Better yet, this special added to the comics by playing in their own mythos. For example, Lucy wants to hear Schroeder play “Jingle Bells,” but Schroeder is way too amazing, so he has to dumb it down for her. That’s a joke you can’t play in the comics because there’s no sound, but that’s the essence of the characters.

Actually, speaking of sound, this film also made the piano part of Peanuts’ story. The song Linus and Lucy is very famous, but you may also recognize the jazzy rendition O Christmas Tree when Charlie Brown and Linus go shopping. What’s really amazing is that film gets very quiet otherwise. The music plays and the boys just walk.
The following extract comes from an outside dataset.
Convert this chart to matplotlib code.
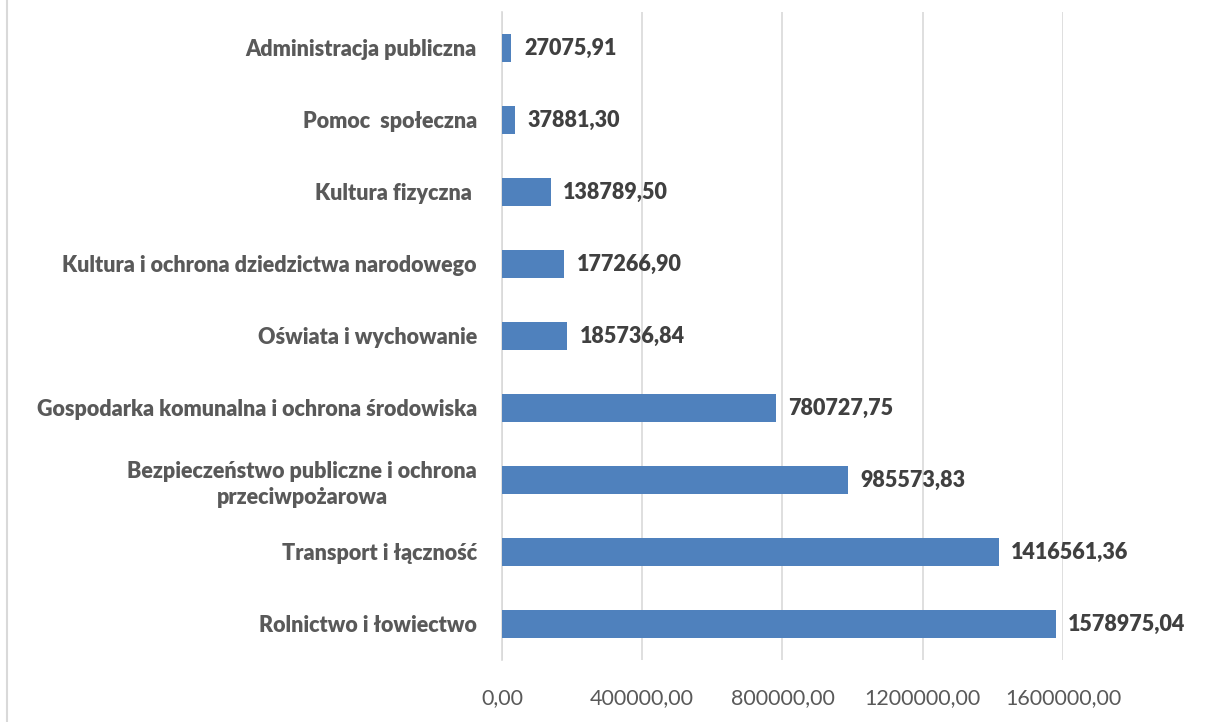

No flare, no gimmicks, just a simple scene.

The fun part is that this also represented Peanuts in its finest. It wasn’t as boisterous or as driven by imagination as other comic greats like Calvin and Hobbes or Garfield and the jokes weren’t always obvious or laugh-hysterically funny. The whole comic was simple, subtle, but incredibly relatable and still very funny. It was a wonderful strip and this Christmas special brings that magic to life.

In Conclusion…Charles Schultz’ short Christmas special is a masterpiece for its boldness, it’s cynical balance, and it’s ability to bring Peanuts to life. There’s a new Peanuts movie coming out in 2015. In watching the trailer, it looks, eh, okay. But even if it’s great, I highly doubt they’ll be even half as faithful to the source material as the Charlie Brown Christmas special.